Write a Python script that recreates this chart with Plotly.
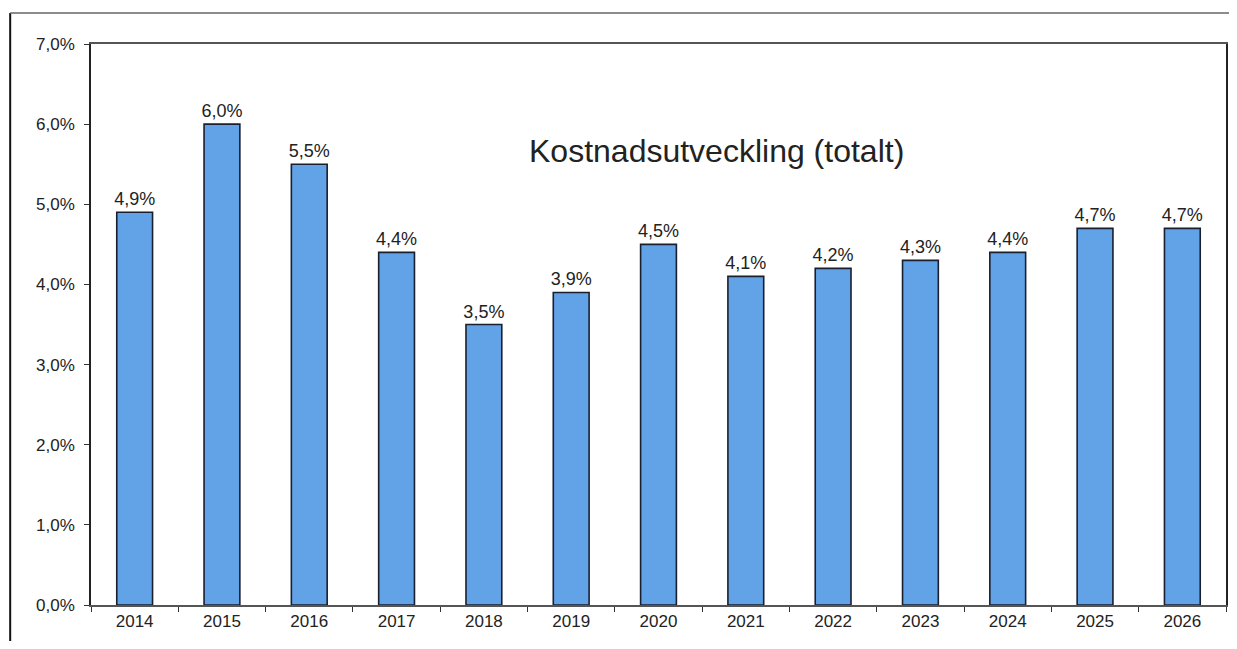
import plotly.graph_objects as go

years = ["2014", "2015", "2016", "2017", "2018", "2019", "2020",
         "2021", "2022", "2023", "2024", "2025", "2026"]
cost_growth = [4.9, 6.0, 5.5, 4.4, 3.5, 3.9, 4.5, 4.1, 4.2, 4.3, 4.4, 4.7, 4.7]
y_tickvals = [0, 1, 2, 3, 4, 5, 6, 7]
y_ticktext = ["0,0%", "1,0%", "2,0%", "3,0%", "4,0%", "5,0%", "6,0%", "7,0%"]
title_text = "Kostnadsutveckling (totalt)"

bar_labels = [f"{v:.1f}%".replace(".", ",") for v in cost_growth]

fig = go.Figure(
    go.Bar(
        x=years,
        y=cost_growth,
        text=bar_labels,
        textposition="outside",
        constraintext="none",
        cliponaxis=False,
        textfont=dict(size=18, color="#222222"),
        marker=dict(color="#62a2e6", line=dict(color="#1a1f2e", width=1.6)),
    )
)

# page has an 8px body margin, so the figure is 16px smaller than the window
fig.update_layout(
    width=1221,
    height=633,
    margin=dict(l=83, r=1, t=36, b=36),
    paper_bgcolor="white",
    plot_bgcolor="white",
    font=dict(family="Liberation Sans, Arial, sans-serif", color="#222222"),
    bargap=0.59,
    showlegend=False,
    xaxis=dict(
        showline=True,
        linecolor="#555555",
        linewidth=1.5,
        mirror=True,
        ticks="outside",
        tickson="boundaries",
        ticklen=5,
        tickcolor="#333333",
        tickfont=dict(size=17),
        showgrid=False,
    ),
    yaxis=dict(
        range=[0, 7],
        tickmode="array",
        tickvals=y_tickvals,
        ticktext=y_ticktext,
        showline=True,
        linecolor="#222222",
        linewidth=1.5,
        mirror=True,
        ticks="outside",
        ticklen=5,
        tickcolor="#333333",
        tickfont=dict(size=17),
        ticklabelstandoff=6,
        showgrid=False,
        zeroline=False,
    ),
    annotations=[
        dict(
            text=title_text,
            xref="paper", yref="paper",
            x=0.551, y=0.845,
            showarrow=False,
            font=dict(size=32, color="#222222"),
        )
    ],
    shapes=[
        # outer frame (left and top edges of the scanned page box)
        dict(type="line", xref="paper", yref="paper",
             x0=-0.0712, x1=-0.0712, y0=1.0553, y1=-0.12,
             line=dict(color="#111111", width=2)),
        dict(type="line", xref="paper", yref="paper",
             x0=-0.0712, x1=1.01, y0=1.0553, y1=1.0553,
             line=dict(color="#666666", width=1.5)),
    ],
)

fig.write_html("out.html")
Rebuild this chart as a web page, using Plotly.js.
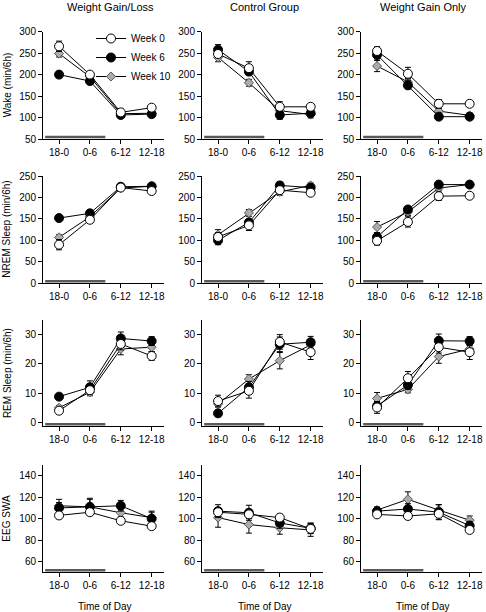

────────────────────

Stated goal -> Transcribe all the data word for word; the images stay out.

Finished task ->
Write a Python script that recreates this chart with Plotly.
import plotly.graph_objects as go

years = ["2014", "2015", "2016", "2017", "2018", "2019", "2020",
         "2021", "2022", "2023", "2024", "2025", "2026"]
cost_growth = [4.9, 6.0, 5.5, 4.4, 3.5, 3.9, 4.5, 4.1, 4.2, 4.3, 4.4, 4.7, 4.7]
y_tickvals = [0, 1, 2, 3, 4, 5, 6, 7]
y_ticktext = ["0,0%", "1,0%", "2,0%", "3,0%", "4,0%", "5,0%", "6,0%", "7,0%"]
title_text = "Kostnadsutveckling (totalt)"

bar_labels = [f"{v:.1f}%".replace(".", ",") for v in cost_growth]

fig = go.Figure(
    go.Bar(
        x=years,
        y=cost_growth,
        text=bar_labels,
        textposition="outside",
        constraintext="none",
        cliponaxis=False,
        textfont=dict(size=18, color="#222222"),
        marker=dict(color="#62a2e6", line=dict(color="#1a1f2e", width=1.6)),
    )
)

# page has an 8px body margin, so the figure is 16px smaller than the window
fig.update_layout(
    width=1221,
    height=633,
    margin=dict(l=83, r=1, t=36, b=36),
    paper_bgcolor="white",
    plot_bgcolor="white",
    font=dict(family="Liberation Sans, Arial, sans-serif", color="#222222"),
    bargap=0.59,
    showlegend=False,
    xaxis=dict(
        showline=True,
        linecolor="#555555",
        linewidth=1.5,
        mirror=True,
        ticks="outside",
        tickson="boundaries",
        ticklen=5,
        tickcolor="#333333",
        tickfont=dict(size=17),
        showgrid=False,
    ),
    yaxis=dict(
        range=[0, 7],
        tickmode="array",
        tickvals=y_tickvals,
        ticktext=y_ticktext,
        showline=True,
        linecolor="#222222",
        linewidth=1.5,
        mirror=True,
        ticks="outside",
        ticklen=5,
        tickcolor="#333333",
        tickfont=dict(size=17),
        ticklabelstandoff=6,
        showgrid=False,
        zeroline=False,
    ),
    annotations=[
        dict(
            text=title_text,
            xref="paper", yref="paper",
            x=0.551, y=0.845,
            showarrow=False,
            font=dict(size=32, color="#222222"),
        )
    ],
    shapes=[
        # outer frame (left and top edges of the scanned page box)
        dict(type="line", xref="paper", yref="paper",
             x0=-0.0712, x1=-0.0712, y0=1.0553, y1=-0.12,
             line=dict(color="#111111", width=2)),
        dict(type="line", xref="paper", yref="paper",
             x0=-0.0712, x1=1.01, y0=1.0553, y1=1.0553,
             line=dict(color="#666666", width=1.5)),
    ],
)

fig.write_html("out.html")
Rebuild this chart as a web page, using Plotly.js.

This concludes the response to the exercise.